Antidepressants help manage trigeminal nerve injuries

Pharmacologic management can be used to treat trigeminal nerve injury pain after dental implant surgery, according to a study in the International Journal of Prosthodontics (July/August 2010, Vol. 23:4, pp. 342-346).

Injuries to the trigeminal nerve are a common postoperative complication of dental implant surgery, researchers from Yonsei University in Korea noted. Usually, the altered sensation and neuropathic pain caused by the nerve injury is temporary, but a permanent neurosensory disorder can sometimes occur. Surgery is commonly used to treat this condition but is associated with some complications and yields a relatively low success rate.

The study evaluated 85 patients who visited a temporomandibular joint and orofacial pain clinic with a history of trigeminal nerve injury pain after dental implant surgery. The researchers prescribed various medications for 12 weeks. The patients' pain characteristics, average percentage of pain reduction, and pain-relieving factors were investigated prospectively.

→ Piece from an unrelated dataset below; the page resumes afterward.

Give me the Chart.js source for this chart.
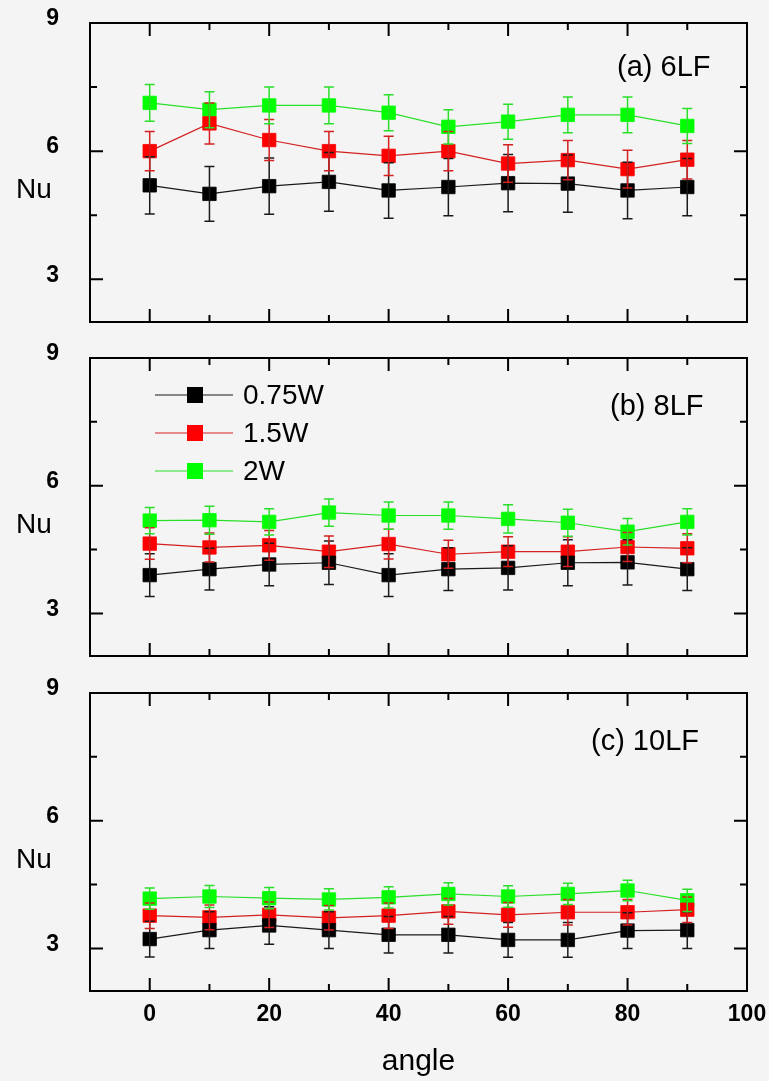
<!DOCTYPE html>
<html>
<head>
<meta charset="utf-8">
<script src="https://cdn.jsdelivr.net/npm/chart.js@4.4.1/dist/chart.umd.min.js"></script>
<style>
  html, body { margin: 0; padding: 0; background: #f4f4f4; }
  #wrap { position: relative; width: 769px; height: 1081px; background: #f4f4f4; }
  canvas { position: absolute; left: 0; }
</style>
</head>
<body>
<div id="wrap">
  <canvas id="chartA" width="769" height="340" style="top:0px"></canvas>
  <canvas id="chartB" width="769" height="335" style="top:340px"></canvas>
  <canvas id="chartC" width="769" height="406" style="top:675px"></canvas>
</div>
<script>
// angle values (x) and series names
var angles = [0, 10, 20, 30, 40, 50, 60, 70, 80, 90];
var seriesNames = ['0.75W', '1.5W', '2W'];
var yTicks = [3, 6, 9];
var xTicks = [0, 20, 40, 60, 80, 100];
var panelTitles = ['(a) 6LF', '(b) 8LF', '(c) 10LF'];

// (a) 6LF
var nuA_075 = [5.20, 5.00, 5.18, 5.28, 5.08, 5.16, 5.25, 5.24, 5.08, 5.16];
var errA_075 = [0.67, 0.64, 0.66, 0.69, 0.65, 0.67, 0.67, 0.67, 0.66, 0.67];
var nuA_15 = [6.00, 6.65, 6.26, 6.00, 5.89, 6.00, 5.71, 5.79, 5.58, 5.80];
var errA_15 = [0.46, 0.48, 0.48, 0.46, 0.46, 0.46, 0.44, 0.46, 0.44, 0.45];
var nuA_2 = [7.13, 6.97, 7.07, 7.07, 6.90, 6.57, 6.69, 6.85, 6.85, 6.59];
var errA_2 = [0.43, 0.42, 0.43, 0.43, 0.42, 0.40, 0.41, 0.42, 0.42, 0.41];

// (b) 8LF
var nuB_075 = [3.90, 4.04, 4.15, 4.19, 3.90, 4.04, 4.07, 4.19, 4.20, 4.04];
var errB_075 = [0.50, 0.49, 0.50, 0.51, 0.50, 0.50, 0.52, 0.54, 0.53, 0.50];
var nuB_15 = [4.64, 4.55, 4.60, 4.45, 4.63, 4.39, 4.45, 4.45, 4.56, 4.53];
var errB_15 = [0.37, 0.34, 0.35, 0.37, 0.35, 0.33, 0.35, 0.35, 0.34, 0.34];
var nuB_2 = [5.18, 5.19, 5.15, 5.37, 5.30, 5.30, 5.22, 5.13, 4.92, 5.15];
var errB_2 = [0.31, 0.33, 0.31, 0.32, 0.32, 0.32, 0.33, 0.32, 0.31, 0.31];

// (c) 10LF
var nuC_075 = [3.22, 3.43, 3.54, 3.43, 3.32, 3.32, 3.20, 3.20, 3.42, 3.43];
var errC_075 = [0.42, 0.43, 0.44, 0.43, 0.43, 0.43, 0.41, 0.41, 0.42, 0.43];
var nuC_15 = [3.77, 3.73, 3.79, 3.72, 3.77, 3.87, 3.79, 3.85, 3.85, 3.91];
var errC_15 = [0.30, 0.29, 0.30, 0.29, 0.30, 0.30, 0.29, 0.30, 0.30, 0.30];
var nuC_2 = [4.17, 4.22, 4.18, 4.15, 4.20, 4.28, 4.22, 4.28, 4.36, 4.13];
var errC_2 = [0.25, 0.26, 0.25, 0.25, 0.25, 0.26, 0.25, 0.25, 0.24, 0.26];

var markerColors = ['#000000', '#ff0000', '#00ff00'];
var lineColors = ['#1a1a1a', '#d42020', '#2adf2a'];

Chart.defaults.font.family = "'Liberation Sans', Arial, sans-serif";
Chart.defaults.color = '#000';

function genDataset(idx, values, errors) {
    return {
        label: seriesNames[idx],
        data: angles.map(function (a, i) { return { x: a, y: values[i] }; }),
        errors: errors,
        borderColor: lineColors[idx],
        borderWidth: 1.2,
        backgroundColor: markerColors[idx],
        pointStyle: 'rect',
        pointRadius: 9.5,
        pointBorderWidth: 0.8,
        pointBorderColor: markerColors[idx],
        pointBackgroundColor: markerColors[idx],
        tension: 0
    };
}

// error bars drawn on top of the markers
var errorBars = {
    id: 'errorBars',
    afterDatasetsDraw: function (chart) {
        var ctx = chart.ctx, ys = chart.scales.y;
        chart.data.datasets.forEach(function (ds, di) {
            var meta = chart.getDatasetMeta(di);
            ctx.save();
            ctx.strokeStyle = ds.borderColor;
            ctx.lineWidth = 1.5;
            meta.data.forEach(function (pt, i) {
                var v = ds.data[i].y, e = ds.errors[i];
                var top = ys.getPixelForValue(v + e), bot = ys.getPixelForValue(v - e);
                ctx.beginPath();
                ctx.moveTo(pt.x, top); ctx.lineTo(pt.x, bot);
                ctx.moveTo(pt.x - 5, top); ctx.lineTo(pt.x + 5, top);
                ctx.moveTo(pt.x - 5, bot); ctx.lineTo(pt.x + 5, bot);
                ctx.stroke();
            });
            ctx.restore();
        });
    }
};

// box frame with inward ticks, plus panel texts
var frame = {
    id: 'frame',
    afterDraw: function (chart, args, opts) {
        var ctx = chart.ctx, a = chart.chartArea;
        var xs = chart.scales.x, ys = chart.scales.y;
        ctx.save();
        ctx.strokeStyle = '#000';
        ctx.lineWidth = 2;
        ctx.strokeRect(a.left, a.top, a.right - a.left, a.bottom - a.top);
        ctx.beginPath();
        for (var t = 0; t <= 90; t += 10) {
            var px = xs.getPixelForValue(t);
            var len = (t % 20 === 0) ? 13 : 7;
            ctx.moveTo(px, a.bottom); ctx.lineTo(px, a.bottom - len);
            ctx.moveTo(px, a.top); ctx.lineTo(px, a.top + len);
        }
        [3, 4.5, 6, 7.5].forEach(function (v) {
            var py = ys.getPixelForValue(v);
            var len = (v % 3 === 0) ? 13 : 7;
            ctx.moveTo(a.left, py); ctx.lineTo(a.left + len, py);
            ctx.moveTo(a.right, py); ctx.lineTo(a.right - len, py);
        });
        ctx.stroke();

        ctx.fillStyle = '#000';
        ctx.textBaseline = 'middle';
        ctx.font = "28px 'Liberation Sans', Arial, sans-serif";
        ctx.textAlign = 'center';
        ctx.fillText('Nu', 34, opts.nuY);
        ctx.textAlign = 'left';
        ctx.font = "29px 'Liberation Sans', Arial, sans-serif";
        ctx.fillText(opts.title, opts.titleX, opts.titleY);

        if (opts.legend) {
            ctx.font = "28px 'Liberation Sans', Arial, sans-serif";
            seriesNames.forEach(function (name, i) {
                var ly = 55 + i * 38;
                ctx.strokeStyle = lineColors[i];
                ctx.lineWidth = 1.2;
                ctx.beginPath();
                ctx.moveTo(155, ly); ctx.lineTo(233, ly);
                ctx.stroke();
                ctx.fillStyle = markerColors[i];
                ctx.fillRect(187, ly - 8, 16, 16);
                ctx.fillStyle = '#000';
                ctx.fillText(name, 243, ly + 1);
            });
        }
        ctx.restore();
    }
};

function createPanel(chartId, datasets, panel) {
    var ctx = document.getElementById(chartId).getContext('2d');
    var xScale = {
        type: 'linear', min: -10, max: 100, display: false
    };
    if (panel.showX) {
        xScale = {
            type: 'linear', min: -10, max: 100, display: true,
            grid: { display: false, drawTicks: true, tickLength: 10 },
            border: { display: false },
            afterBuildTicks: function (s) { s.ticks = xTicks.map(function (v) { return { value: v }; }); },
            afterFit: function (s) { s.height = 90; s.paddingLeft = 0; s.paddingRight = 0; },
            ticks: { font: { size: 23, weight: 'bold' }, padding: 0, color: '#000', maxRotation: 0 },
            title: {
                display: true, text: 'angle', color: '#000',
                font: { size: 30 }, padding: { top: 0, bottom: 1 }
            }
        };
    }
    return new Chart(ctx, {
        type: 'line',
        data: { datasets: datasets },
        options: {
            responsive: false,
            animation: false,
            devicePixelRatio: 1,
            layout: { padding: panel.padding },
            plugins: {
                legend: { display: false },
                tooltip: { enabled: false },
                frame: { title: panel.title, titleX: panel.titleX, titleY: panel.titleY, nuY: panel.nuY, legend: panel.legend }
            },
            scales: {
                x: xScale,
                y: {
                    type: 'linear', min: 2, max: 9,
                    grid: { display: false, drawTicks: false },
                    border: { display: false },
                    afterBuildTicks: function (s) { s.ticks = yTicks.map(function (v) { return { value: v }; }); },
                    afterFit: function (s) { s.width = 90; s.paddingTop = 0; s.paddingBottom = 0; },
                    ticks: { font: { size: 23, weight: 'bold' }, padding: 31, labelOffset: -4, color: '#000' }
                }
            }
        },
        plugins: [errorBars, frame]
    });
}

createPanel('chartA', [
    genDataset(0, nuA_075, errA_075),
    genDataset(1, nuA_15, errA_15),
    genDataset(2, nuA_2, errA_2)
], { padding: { top: 23, bottom: 18, left: 0, right: 22 }, title: panelTitles[0], titleX: 617, titleY: 68, nuY: 190 });

createPanel('chartB', [
    genDataset(0, nuB_075, errB_075),
    genDataset(1, nuB_15, errB_15),
    genDataset(2, nuB_2, errB_2)
], { padding: { top: 18, bottom: 19, left: 0, right: 22 }, title: panelTitles[1], titleX: 610, titleY: 67, nuY: 185, legend: true });

createPanel('chartC', [
    genDataset(0, nuC_075, errC_075),
    genDataset(1, nuC_15, errC_15),
    genDataset(2, nuC_2, errC_2)
], { padding: { top: 18, bottom: 0, left: 0, right: 22 }, title: panelTitles[2], titleX: 591, titleY: 67, nuY: 185, showX: true });
</script>
</body>
</html>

Patients who took anticonvulsants and antidepressants for at least 12 weeks reported a mean reduction in pain of 24.8%, the researchers found. Patients who experienced an altered sensation and neuropathic pain for more than one year also reported a reduction in pain and discomfort, with an average decrease of 17.1%. In addition, the researchers noted that early treatment using medications had a significant effect on reducing the level of pain and discomfort.